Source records
>>>
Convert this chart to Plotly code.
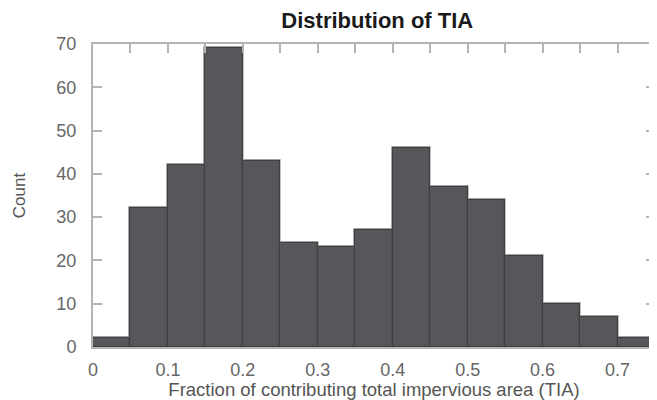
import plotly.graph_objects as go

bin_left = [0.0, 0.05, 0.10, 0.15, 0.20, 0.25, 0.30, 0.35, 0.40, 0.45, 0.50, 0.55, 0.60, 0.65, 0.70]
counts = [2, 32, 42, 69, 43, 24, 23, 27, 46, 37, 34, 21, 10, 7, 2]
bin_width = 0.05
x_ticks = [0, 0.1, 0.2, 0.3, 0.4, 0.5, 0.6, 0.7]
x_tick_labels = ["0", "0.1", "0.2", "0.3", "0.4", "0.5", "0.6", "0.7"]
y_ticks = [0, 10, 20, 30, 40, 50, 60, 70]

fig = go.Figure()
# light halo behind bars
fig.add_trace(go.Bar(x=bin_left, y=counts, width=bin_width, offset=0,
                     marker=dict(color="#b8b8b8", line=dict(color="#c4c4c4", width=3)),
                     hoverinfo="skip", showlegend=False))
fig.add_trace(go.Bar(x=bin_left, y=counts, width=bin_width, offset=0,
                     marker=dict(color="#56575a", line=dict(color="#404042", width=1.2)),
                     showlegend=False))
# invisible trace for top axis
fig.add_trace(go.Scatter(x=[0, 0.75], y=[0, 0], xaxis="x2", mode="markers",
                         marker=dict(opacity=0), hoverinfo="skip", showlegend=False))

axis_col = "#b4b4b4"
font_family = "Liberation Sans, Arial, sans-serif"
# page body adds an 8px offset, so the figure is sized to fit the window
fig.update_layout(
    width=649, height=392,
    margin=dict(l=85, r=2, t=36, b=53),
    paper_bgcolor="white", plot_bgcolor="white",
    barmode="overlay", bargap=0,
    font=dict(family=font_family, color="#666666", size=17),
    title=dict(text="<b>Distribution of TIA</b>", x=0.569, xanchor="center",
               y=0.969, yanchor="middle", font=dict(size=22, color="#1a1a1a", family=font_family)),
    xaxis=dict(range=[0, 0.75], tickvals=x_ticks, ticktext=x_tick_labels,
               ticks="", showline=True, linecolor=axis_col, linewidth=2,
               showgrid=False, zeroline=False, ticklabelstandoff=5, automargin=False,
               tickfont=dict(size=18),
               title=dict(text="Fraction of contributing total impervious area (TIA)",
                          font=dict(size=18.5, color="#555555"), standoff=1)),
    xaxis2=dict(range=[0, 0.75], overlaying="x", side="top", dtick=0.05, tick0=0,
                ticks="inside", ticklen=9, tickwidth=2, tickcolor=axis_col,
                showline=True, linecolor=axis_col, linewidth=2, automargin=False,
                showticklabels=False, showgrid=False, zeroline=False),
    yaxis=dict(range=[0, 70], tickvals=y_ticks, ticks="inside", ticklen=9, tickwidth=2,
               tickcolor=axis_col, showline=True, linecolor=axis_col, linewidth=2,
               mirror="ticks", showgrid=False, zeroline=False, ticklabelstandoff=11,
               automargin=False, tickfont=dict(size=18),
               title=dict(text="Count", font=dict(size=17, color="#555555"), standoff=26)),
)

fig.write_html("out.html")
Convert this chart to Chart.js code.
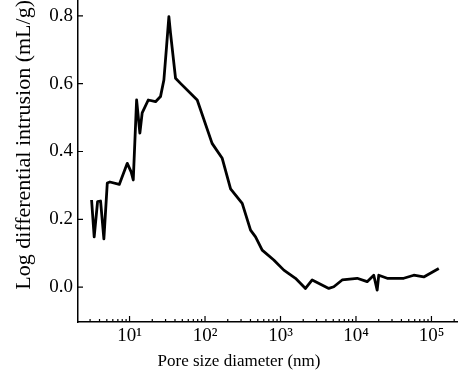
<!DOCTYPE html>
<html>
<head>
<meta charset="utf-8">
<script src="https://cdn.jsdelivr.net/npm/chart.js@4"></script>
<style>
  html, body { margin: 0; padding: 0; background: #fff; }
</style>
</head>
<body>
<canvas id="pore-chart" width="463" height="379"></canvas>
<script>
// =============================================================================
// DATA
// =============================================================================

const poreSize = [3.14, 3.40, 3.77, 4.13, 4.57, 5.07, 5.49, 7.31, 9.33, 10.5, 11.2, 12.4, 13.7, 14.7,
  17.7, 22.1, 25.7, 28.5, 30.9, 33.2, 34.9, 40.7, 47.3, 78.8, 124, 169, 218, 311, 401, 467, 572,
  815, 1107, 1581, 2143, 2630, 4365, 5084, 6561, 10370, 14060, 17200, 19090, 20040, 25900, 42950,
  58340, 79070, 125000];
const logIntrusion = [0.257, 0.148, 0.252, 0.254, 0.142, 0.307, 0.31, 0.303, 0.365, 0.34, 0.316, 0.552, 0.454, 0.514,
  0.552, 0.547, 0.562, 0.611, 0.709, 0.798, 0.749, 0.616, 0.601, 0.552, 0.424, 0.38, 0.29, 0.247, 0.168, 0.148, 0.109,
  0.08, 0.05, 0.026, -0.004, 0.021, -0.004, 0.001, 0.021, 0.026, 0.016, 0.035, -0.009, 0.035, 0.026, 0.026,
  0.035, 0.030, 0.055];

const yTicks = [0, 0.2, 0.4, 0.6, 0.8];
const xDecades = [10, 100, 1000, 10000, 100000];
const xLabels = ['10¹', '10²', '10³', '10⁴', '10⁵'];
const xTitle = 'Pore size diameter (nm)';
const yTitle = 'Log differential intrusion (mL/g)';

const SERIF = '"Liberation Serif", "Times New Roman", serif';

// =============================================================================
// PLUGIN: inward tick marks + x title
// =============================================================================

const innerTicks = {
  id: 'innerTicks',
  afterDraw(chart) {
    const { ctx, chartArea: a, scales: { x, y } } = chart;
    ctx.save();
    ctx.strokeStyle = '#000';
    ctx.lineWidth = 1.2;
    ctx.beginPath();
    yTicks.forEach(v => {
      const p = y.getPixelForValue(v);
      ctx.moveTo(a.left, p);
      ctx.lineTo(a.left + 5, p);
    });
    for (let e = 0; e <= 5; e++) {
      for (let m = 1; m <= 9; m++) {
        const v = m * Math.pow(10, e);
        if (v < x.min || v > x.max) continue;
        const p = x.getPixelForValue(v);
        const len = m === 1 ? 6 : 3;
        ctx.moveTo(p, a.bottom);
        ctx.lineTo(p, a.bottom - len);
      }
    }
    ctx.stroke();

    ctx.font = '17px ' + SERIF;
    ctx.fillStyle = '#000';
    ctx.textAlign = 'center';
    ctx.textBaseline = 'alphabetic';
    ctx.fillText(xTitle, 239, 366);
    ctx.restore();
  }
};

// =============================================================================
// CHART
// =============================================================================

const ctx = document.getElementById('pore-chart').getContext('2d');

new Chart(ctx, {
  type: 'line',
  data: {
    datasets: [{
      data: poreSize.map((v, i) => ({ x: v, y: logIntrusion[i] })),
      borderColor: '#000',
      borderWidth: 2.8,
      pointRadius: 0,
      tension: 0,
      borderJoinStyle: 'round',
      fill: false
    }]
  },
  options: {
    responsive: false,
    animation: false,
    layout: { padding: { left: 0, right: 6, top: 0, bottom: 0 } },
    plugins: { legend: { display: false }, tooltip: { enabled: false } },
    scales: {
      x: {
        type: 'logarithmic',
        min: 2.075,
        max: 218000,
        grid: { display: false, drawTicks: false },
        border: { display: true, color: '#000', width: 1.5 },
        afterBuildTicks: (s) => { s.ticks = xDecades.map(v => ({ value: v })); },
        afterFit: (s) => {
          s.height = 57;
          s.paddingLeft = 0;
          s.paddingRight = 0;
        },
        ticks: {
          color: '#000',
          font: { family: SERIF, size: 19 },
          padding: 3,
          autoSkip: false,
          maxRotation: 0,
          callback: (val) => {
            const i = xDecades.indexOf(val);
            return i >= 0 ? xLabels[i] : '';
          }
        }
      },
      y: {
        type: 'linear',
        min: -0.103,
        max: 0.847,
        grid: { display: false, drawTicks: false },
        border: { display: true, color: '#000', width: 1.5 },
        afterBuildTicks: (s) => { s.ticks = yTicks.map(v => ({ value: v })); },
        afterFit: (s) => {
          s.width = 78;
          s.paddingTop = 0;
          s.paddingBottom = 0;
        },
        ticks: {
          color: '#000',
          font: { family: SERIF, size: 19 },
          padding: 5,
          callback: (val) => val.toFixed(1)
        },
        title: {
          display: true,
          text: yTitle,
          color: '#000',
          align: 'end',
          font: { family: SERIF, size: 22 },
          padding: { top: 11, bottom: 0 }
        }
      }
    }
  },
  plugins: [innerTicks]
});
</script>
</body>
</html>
<<<
## Exercise
Report only the count of lines that include the string "this".

## Solution to the exercise
2